Quand le vice-président américain Cheney profite d'un voyage au Pakistan pour réclamer le remboursement d'une créance due à Enron, comment peut-on croire que la Maison blanche veut vraiment assainir le monde pétrolier? Quand le gouvernement américain vole au secours d'Exxon-Mobil et demande à un tribunal américain de ne pas retenir les accusations portées contre l'entreprise en matière d'environnement, comment croire que l'administration Bush entend sévir contre les entreprises qui trahissent leurs responsabilités corporatives? Cela, à sa face même, pose problème. D'où la question : que penser des délégations commerciales, formées de magnats financiers et d'élus, qui se promènent à l'étranger pour y affirmer d'une seule voix l'affection que porte notre pays au libéralisme débridé? Que dire quand des politiciens québécois et canadiens font cause commune et plaidoyer unique avec des entreprises qui ont les mêmes pratiques comptables que leurs homologues américaines, qui travaillent de leur mieux au rejet du protocole de Kyoto et qui sabrent dans l'emploi avec une parfaite inhumanité? Si un pouvoir absolu est déjà corrupteur, que faut-il attendre de la promiscuité entre l'absolu politique et l'absolu capitaliste?

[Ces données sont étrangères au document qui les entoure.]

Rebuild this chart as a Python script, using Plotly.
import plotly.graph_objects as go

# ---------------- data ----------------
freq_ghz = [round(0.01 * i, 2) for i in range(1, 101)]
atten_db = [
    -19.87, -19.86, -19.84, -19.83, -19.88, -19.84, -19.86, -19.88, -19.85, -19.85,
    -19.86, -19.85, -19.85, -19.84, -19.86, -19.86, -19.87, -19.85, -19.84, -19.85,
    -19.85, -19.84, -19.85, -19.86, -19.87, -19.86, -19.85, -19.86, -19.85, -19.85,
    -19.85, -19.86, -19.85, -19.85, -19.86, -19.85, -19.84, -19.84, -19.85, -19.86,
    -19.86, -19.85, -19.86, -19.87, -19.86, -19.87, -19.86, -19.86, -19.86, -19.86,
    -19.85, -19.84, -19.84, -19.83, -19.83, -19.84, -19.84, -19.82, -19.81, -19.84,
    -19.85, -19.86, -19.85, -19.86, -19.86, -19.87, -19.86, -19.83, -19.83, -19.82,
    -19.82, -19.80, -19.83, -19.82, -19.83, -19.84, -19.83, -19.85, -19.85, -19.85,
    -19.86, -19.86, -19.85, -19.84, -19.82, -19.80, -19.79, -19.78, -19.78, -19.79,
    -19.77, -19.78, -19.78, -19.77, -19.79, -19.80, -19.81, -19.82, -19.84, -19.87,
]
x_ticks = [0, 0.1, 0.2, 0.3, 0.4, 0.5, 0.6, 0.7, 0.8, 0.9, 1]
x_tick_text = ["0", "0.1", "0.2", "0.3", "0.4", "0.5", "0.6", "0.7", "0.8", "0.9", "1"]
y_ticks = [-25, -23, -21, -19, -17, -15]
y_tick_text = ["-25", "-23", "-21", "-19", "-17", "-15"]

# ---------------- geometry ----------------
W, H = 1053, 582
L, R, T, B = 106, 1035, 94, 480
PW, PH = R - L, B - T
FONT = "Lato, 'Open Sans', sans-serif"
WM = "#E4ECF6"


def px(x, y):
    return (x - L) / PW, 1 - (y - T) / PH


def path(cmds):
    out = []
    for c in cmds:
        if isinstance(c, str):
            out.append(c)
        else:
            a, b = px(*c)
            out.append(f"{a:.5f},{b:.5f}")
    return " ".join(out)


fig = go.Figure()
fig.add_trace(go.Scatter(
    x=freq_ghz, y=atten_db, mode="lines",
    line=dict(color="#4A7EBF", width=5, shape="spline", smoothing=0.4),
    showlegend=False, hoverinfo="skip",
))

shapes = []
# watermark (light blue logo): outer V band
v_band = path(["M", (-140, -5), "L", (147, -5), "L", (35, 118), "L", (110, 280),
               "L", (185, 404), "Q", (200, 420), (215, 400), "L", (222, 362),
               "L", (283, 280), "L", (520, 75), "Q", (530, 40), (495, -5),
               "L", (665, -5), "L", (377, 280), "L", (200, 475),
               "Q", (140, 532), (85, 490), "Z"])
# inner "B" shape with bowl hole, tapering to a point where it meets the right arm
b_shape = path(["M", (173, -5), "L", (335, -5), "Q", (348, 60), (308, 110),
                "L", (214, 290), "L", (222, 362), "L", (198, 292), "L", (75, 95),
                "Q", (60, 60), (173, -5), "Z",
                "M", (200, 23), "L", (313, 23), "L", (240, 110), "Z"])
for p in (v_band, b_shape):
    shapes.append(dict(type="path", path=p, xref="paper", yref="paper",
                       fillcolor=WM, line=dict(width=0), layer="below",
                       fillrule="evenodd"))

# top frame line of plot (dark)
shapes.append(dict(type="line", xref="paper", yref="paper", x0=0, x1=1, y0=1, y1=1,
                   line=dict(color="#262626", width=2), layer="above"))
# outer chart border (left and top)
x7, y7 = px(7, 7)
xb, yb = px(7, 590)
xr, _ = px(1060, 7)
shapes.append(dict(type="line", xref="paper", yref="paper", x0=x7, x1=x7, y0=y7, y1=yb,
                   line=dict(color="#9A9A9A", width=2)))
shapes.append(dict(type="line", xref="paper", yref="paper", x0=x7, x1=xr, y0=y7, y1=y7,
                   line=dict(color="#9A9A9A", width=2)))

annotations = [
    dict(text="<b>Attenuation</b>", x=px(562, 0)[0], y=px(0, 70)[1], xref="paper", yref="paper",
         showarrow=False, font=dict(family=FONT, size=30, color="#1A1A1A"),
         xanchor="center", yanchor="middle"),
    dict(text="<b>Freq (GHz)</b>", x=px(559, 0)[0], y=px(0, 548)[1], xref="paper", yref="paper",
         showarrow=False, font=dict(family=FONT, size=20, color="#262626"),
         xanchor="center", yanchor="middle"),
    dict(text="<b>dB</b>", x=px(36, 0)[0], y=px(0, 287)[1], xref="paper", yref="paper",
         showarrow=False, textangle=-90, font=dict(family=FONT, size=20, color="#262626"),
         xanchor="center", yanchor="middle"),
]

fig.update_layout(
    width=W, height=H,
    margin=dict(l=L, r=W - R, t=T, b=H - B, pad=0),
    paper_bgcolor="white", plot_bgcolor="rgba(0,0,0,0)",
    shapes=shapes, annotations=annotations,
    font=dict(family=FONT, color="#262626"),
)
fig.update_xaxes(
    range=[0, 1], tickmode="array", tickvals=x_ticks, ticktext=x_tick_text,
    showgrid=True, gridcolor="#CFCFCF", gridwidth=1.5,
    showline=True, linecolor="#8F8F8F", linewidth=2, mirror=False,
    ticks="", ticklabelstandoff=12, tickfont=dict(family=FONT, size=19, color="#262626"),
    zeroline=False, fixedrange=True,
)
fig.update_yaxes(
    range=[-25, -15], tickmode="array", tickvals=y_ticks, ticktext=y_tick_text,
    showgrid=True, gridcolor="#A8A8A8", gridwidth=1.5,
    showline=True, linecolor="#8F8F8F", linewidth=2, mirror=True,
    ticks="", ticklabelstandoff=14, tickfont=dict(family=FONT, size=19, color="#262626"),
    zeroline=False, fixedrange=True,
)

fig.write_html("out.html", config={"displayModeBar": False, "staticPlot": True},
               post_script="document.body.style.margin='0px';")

Je sais que nos gouvernants ont un rôle à jouer dans la prospérité nationale et l'enrichissement collectif. Je sais aussi qu'on peut luncher avec quelqu'un dont on déteste certaines des convictions. Qu'il me soit quand même permis de poser des questions quand Robin des bois voyage trop souvent avec le shérif de Nottingham et proclame aux quatre coins du monde que tout n'est qu'harmonie et équité dans la forêt de Sherwood. Le capitalisme a neutralisé et asservi la vérification comptable; il neutralise et asservit de bien d'autres façons les pouvoirs publics chargés de le surveiller.